From the entries below, reproduce exactly the lines from the one with "Convert this chart to matplotlib code." through the one with "lw=2.6, label=legend_labels[0], zorder=4)", both included, without images.

-- Start of Given data --

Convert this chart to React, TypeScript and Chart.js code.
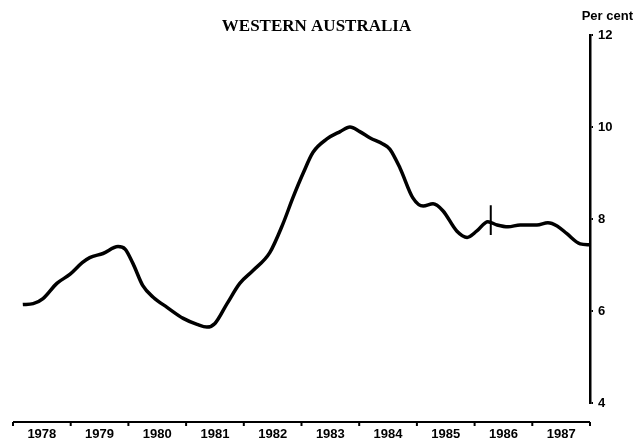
import React, { useEffect, useRef } from "react";
import { Chart, registerables } from "chart.js";

Chart.register(...registerables);

// Year labels (each label sits in the middle of its year)
const yearLabels = ["1978", "1979", "1980", "1981", "1982", "1983", "1984", "1985", "1986", "1987"];
const yearStart = 1978;
const yearEnd = 1988;

// Right-axis ticks (per cent)
const yTicks = [4, 6, 8, 10, 12];

// Series: time (decimal years) and rate (per cent)
const timeX = [
  1978.17, 1978.35, 1978.52, 1978.76, 1978.99, 1979.2, 1979.33, 1979.56, 1979.82, 1979.94,
  1980.08, 1980.25, 1980.43, 1980.67, 1980.95, 1981.19, 1981.36, 1981.5, 1981.71, 1981.93,
  1982.16, 1982.45, 1982.68, 1982.85, 1983.03, 1983.2, 1983.44, 1983.67, 1983.84, 1984.01,
  1984.19, 1984.41, 1984.53, 1984.71, 1984.93, 1985.11, 1985.28, 1985.45, 1985.69, 1985.87,
  1986.04, 1986.23, 1986.39, 1986.58, 1986.79, 1987.08, 1987.27, 1987.43, 1987.6, 1987.83, 1988.0,
];
const rateY = [
  6.14, 6.16, 6.27, 6.6, 6.8, 7.05, 7.16, 7.25, 7.4, 7.35,
  7.03, 6.55, 6.3, 6.08, 5.84, 5.71, 5.65, 5.73, 6.16, 6.6,
  6.88, 7.27, 7.9, 8.46, 9.0, 9.45, 9.74, 9.9, 10.0, 9.9,
  9.76, 9.63, 9.52, 9.1, 8.46, 8.28, 8.33, 8.18, 7.74, 7.6,
  7.74, 7.94, 7.87, 7.83, 7.87, 7.87, 7.92, 7.85, 7.68, 7.46, 7.44,
];

// Vertical break marker
const markerX = [1986.28, 1986.28];
const markerY = [8.3, 7.65];

const TITLE = "WESTERN AUSTRALIA";
const UNIT = "Per cent";

const bottomAxisPlugin = {
  id: "bottomAxis",
  afterDraw(chart: any) {
    const { ctx, chartArea, scales } = chart;
    const xs = scales.x;
    const yLine = chartArea.bottom + 19;
    const x0 = xs.getPixelForValue(yearStart);
    const x1 = xs.getPixelForValue(yearEnd);
    ctx.save();
    ctx.strokeStyle = "#000";
    ctx.lineWidth = 2;
    ctx.beginPath();
    ctx.moveTo(x0, yLine);
    ctx.lineTo(x1, yLine);
    ctx.stroke();
    for (let yr = yearStart; yr <= yearEnd; yr++) {
      const px = xs.getPixelForValue(yr);
      ctx.beginPath();
      ctx.moveTo(px, yLine);
      ctx.lineTo(px, yLine + 4);
      ctx.stroke();
    }
    ctx.restore();
  },
};

export default function App() {
  const ref = useRef<HTMLCanvasElement | null>(null);

  useEffect(() => {
    if (!ref.current) return;
    const chart = new Chart(ref.current, {
      type: "line",
      data: {
        datasets: [
          {
            data: timeX.map((x, i) => ({ x, y: rateY[i] })),
            xAxisID: "x",
            yAxisID: "y",
            borderColor: "#000",
            borderWidth: 3.5,
            pointRadius: 0,
            cubicInterpolationMode: "monotone",
            fill: false,
          },
          {
            data: markerX.map((x, i) => ({ x, y: markerY[i] })),
            xAxisID: "x",
            yAxisID: "y",
            borderColor: "#000",
            borderWidth: 2,
            pointRadius: 0,
            fill: false,
          },
        ],
      },
      plugins: [bottomAxisPlugin],
      options: {
        responsive: false,
        animation: false,
        devicePixelRatio: 1,
        layout: { padding: { left: 0, right: 0, top: 0, bottom: 0 } },
        plugins: {
          legend: { display: false },
          tooltip: { enabled: false },
          title: {
            display: true,
            text: UNIT,
            align: "end",
            color: "#000",
            font: { family: "Liberation Sans", size: 13, weight: "bold", lineHeight: 1 },
            padding: { top: 10, bottom: 0 },
          },
          subtitle: {
            display: true,
            text: TITLE,
            align: "center",
            color: "#000",
            font: { family: "Liberation Serif", size: 17, weight: "bold", lineHeight: 1 },
            padding: { top: -5, bottom: 0 },
          },
        },
        scales: {
          x: {
            type: "linear",
            min: yearStart,
            max: yearEnd,
            afterBuildTicks: (scale: any) => {
              scale.ticks = yearLabels.map((_, i) => ({ value: yearStart + i + 0.5 }));
            },
            afterFit: (scale: any) => {
              scale.height = 40;
            },
            grid: { display: false, drawTicks: false },
            border: { display: false },
            ticks: {
              autoSkip: false,
              maxRotation: 0,
              padding: 24,
              color: "#000",
              font: { family: "Liberation Sans", size: 13, weight: "bold" },
              callback: (_v: any, i: number) => yearLabels[i],
            },
          },
          y: {
            type: "linear",
            position: "right",
            min: 4,
            max: 12,
            afterBuildTicks: (scale: any) => {
              scale.ticks = yTicks.map((v) => ({ value: v }));
            },
            afterFit: (scale: any) => {
              scale.width = 43;
            },
            grid: { display: true, drawOnChartArea: false, drawTicks: true, tickLength: 3, color: "#000", lineWidth: 2 },
            border: { display: true, color: "#000", width: 2.5 },
            ticks: {
              padding: 5,
              color: "#000",
              font: { family: "Liberation Sans", size: 13, weight: "bold" },
              callback: (v: any) => String(v),
            },
          },
          yl: {
            type: "linear",
            position: "left",
            display: true,
            min: 4,
            max: 12,
            grid: { display: false, drawTicks: false },
            border: { display: false },
            ticks: { display: false },
            afterFit: (scale: any) => {
              scale.width = 13;
            },
          },
        },
      },
    } as any);
    return () => chart.destroy();
  }, []);

  return (
    <div style={{ position: "absolute", left: 0, top: 0, width: 633, height: 443, background: "#fff" }}>
      <canvas ref={ref} width={633} height={443} style={{ display: "block" }} />
    </div>
  );
}
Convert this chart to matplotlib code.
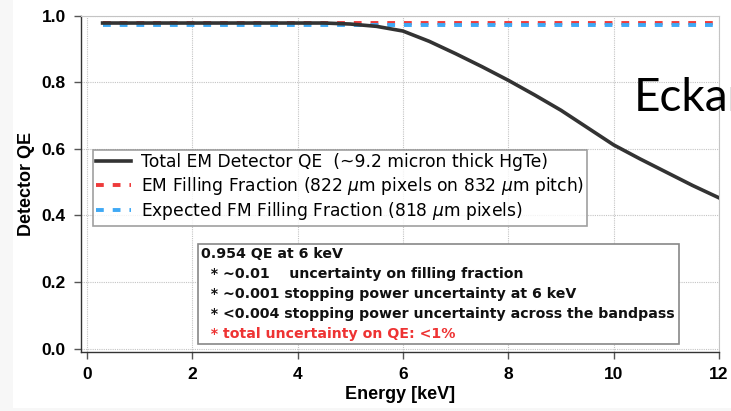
import matplotlib
matplotlib.use("Agg")
import matplotlib.pyplot as plt
from matplotlib.patches import Rectangle
from matplotlib.offsetbox import TextArea, VPacker, AnchoredOffsetbox

# ---- data ----
energy_kev = [0.3, 1, 2, 3, 4, 4.5, 5, 5.5, 6, 6.5, 7, 7.5, 8, 8.5, 9, 9.5, 10, 10.5, 11, 11.5, 12]
total_qe = [0.978, 0.978, 0.978, 0.978, 0.978, 0.978, 0.975, 0.968, 0.954, 0.923, 0.886, 0.847,
            0.806, 0.762, 0.716, 0.664, 0.612, 0.570, 0.530, 0.490, 0.453]
em_fill_x = [0.3, 12]
em_fill = [0.978, 0.978]
fm_fill_x = [0.3, 12]
fm_fill = [0.971, 0.971]

legend_labels = ["Total EM Detector QE  (~9.2 micron thick HgTe)",
                 "EM Filling Fraction (822 $\\mu$m pixels on 832 $\\mu$m pitch)",
                 "Expected FM Filling Fraction (818 $\\mu$m pixels)"]
box_lines = ["0.954 QE at 6 keV",
             "  * ~0.01    uncertainty on filling fraction",
             "  * ~0.001 stopping power uncertainty at 6 keV",
             "  * <0.004 stopping power uncertainty across the bandpass"]
box_red = "  * total uncertainty on QE: <1%"
xticks = [0, 2, 4, 6, 8, 10, 12]
yticks = [0.0, 0.2, 0.4, 0.6, 0.8, 1.0]

fig = plt.figure(figsize=(7.31, 4.11), dpi=100)
fig.patch.set_facecolor("#f7f7f7")
fig.patches.append(Rectangle((13/731, 3/411), 1, 1, transform=fig.transFigure,
                             fc="white", ec="none", zorder=-10))
ax = fig.add_axes([81/731, 1-352/411, (719-81)/731, (352-15.7)/411])

ax.plot(em_fill_x, em_fill, color="#ee3b3b", lw=2.8, ls=(0, (2.0, 2.3)), label=legend_labels[1], zorder=3)
ax.plot(fm_fill_x, fm_fill, color="#3fa9f5", lw=2.8, ls=(0, (2.0, 2.3)), label=legend_labels[2], zorder=3)
ax.plot(energy_kev, total_qe, color="#333333", lw=2.6, label=legend_labels[0], zorder=4)

ax.set_xlim(-0.11, 12)
ax.set_ylim(-0.01, 1.0)
ax.set_xticks(xticks)
ax.set_yticks(yticks)
ax.set_xticklabels([str(t) for t in xticks])
ax.set_yticklabels([f"{t:.1f}" for t in yticks])
ax.grid(True, color="#c4c4c4", ls=(0, (1, 1)), lw=0.8)
for s in ["top", "right"]:
    ax.spines[s].set_color("#c4c4c4")
    ax.spines[s].set_linestyle((0, (1, 1)))
    ax.spines[s].set_linewidth(0.8)
for s in ["left", "bottom"]:
    ax.spines[s].set_color("#333333")
    ax.spines[s].set_linewidth(1.0)
ax.tick_params(direction="out", length=5, width=1, color="#555555", pad=6)
for lab in ax.get_xticklabels() + ax.get_yticklabels():
    lab.set_fontweight("bold")
    lab.set_fontsize(12.5)
    lab.set_fontfamily("Liberation Sans")
ax.set_xlabel("Energy [keV]", fontsize=13, fontweight="bold", family="Liberation Sans", labelpad=3)
ax.set_ylabel("Detector QE", fontsize=13, fontweight="bold", family="Liberation Sans", labelpad=5)

handles, labels = ax.get_legend_handles_labels()
order = [2, 0, 1]
leg = ax.legend([handles[i] for i in order], [labels[i] for i in order],
                loc="upper left", bbox_to_anchor=(0.0188, 0.601), borderaxespad=0,
                fontsize=12.3, frameon=True, fancybox=False, handlelength=2.0,
                handletextpad=0.6, labelspacing=0.2, borderpad=0.2)
leg.get_frame().set_edgecolor("#888888")
leg.get_frame().set_linewidth(1.2)

props = dict(fontsize=10.2, fontweight="bold", color="#111111")
children = [TextArea(t, textprops=props) for t in box_lines]
children.append(TextArea(box_red, textprops=dict(fontsize=10.2, fontweight="bold", color="#ee3333")))
pack = VPacker(children=children, align="left", pad=0, sep=4.2)
box = AnchoredOffsetbox(loc="upper left", child=pack, pad=0.25, borderpad=0, frameon=True,
                        bbox_to_anchor=((198-81)/638, (352-244)/336), bbox_transform=ax.transAxes)
box.patch.set_edgecolor("#888888")
box.patch.set_linewidth(1.2)
box.patch.set_boxstyle("square", pad=0)
box.set_zorder(6)
ax.add_artist(box)

fig.text(634/731, 1-111/411, "Eckar", fontsize=33, family="Lato", color="black")

fig.savefig("out.png", dpi=100, facecolor=fig.get_facecolor())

-- End of Given data --

▸ **Result for this task**:
Convert this chart to matplotlib code.
import matplotlib
matplotlib.use("Agg")
import matplotlib.pyplot as plt
from matplotlib.patches import Rectangle
from matplotlib.offsetbox import TextArea, VPacker, AnchoredOffsetbox

# ---- data ----
energy_kev = [0.3, 1, 2, 3, 4, 4.5, 5, 5.5, 6, 6.5, 7, 7.5, 8, 8.5, 9, 9.5, 10, 10.5, 11, 11.5, 12]
total_qe = [0.978, 0.978, 0.978, 0.978, 0.978, 0.978, 0.975, 0.968, 0.954, 0.923, 0.886, 0.847,
            0.806, 0.762, 0.716, 0.664, 0.612, 0.570, 0.530, 0.490, 0.453]
em_fill_x = [0.3, 12]
em_fill = [0.978, 0.978]
fm_fill_x = [0.3, 12]
fm_fill = [0.971, 0.971]

legend_labels = ["Total EM Detector QE  (~9.2 micron thick HgTe)",
                 "EM Filling Fraction (822 $\\mu$m pixels on 832 $\\mu$m pitch)",
                 "Expected FM Filling Fraction (818 $\\mu$m pixels)"]
box_lines = ["0.954 QE at 6 keV",
             "  * ~0.01    uncertainty on filling fraction",
             "  * ~0.001 stopping power uncertainty at 6 keV",
             "  * <0.004 stopping power uncertainty across the bandpass"]
box_red = "  * total uncertainty on QE: <1%"
xticks = [0, 2, 4, 6, 8, 10, 12]
yticks = [0.0, 0.2, 0.4, 0.6, 0.8, 1.0]

fig = plt.figure(figsize=(7.31, 4.11), dpi=100)
fig.patch.set_facecolor("#f7f7f7")
fig.patches.append(Rectangle((13/731, 3/411), 1, 1, transform=fig.transFigure,
                             fc="white", ec="none", zorder=-10))
ax = fig.add_axes([81/731, 1-352/411, (719-81)/731, (352-15.7)/411])

ax.plot(em_fill_x, em_fill, color="#ee3b3b", lw=2.8, ls=(0, (2.0, 2.3)), label=legend_labels[1], zorder=3)
ax.plot(fm_fill_x, fm_fill, color="#3fa9f5", lw=2.8, ls=(0, (2.0, 2.3)), label=legend_labels[2], zorder=3)
ax.plot(energy_kev, total_qe, color="#333333", lw=2.6, label=legend_labels[0], zorder=4)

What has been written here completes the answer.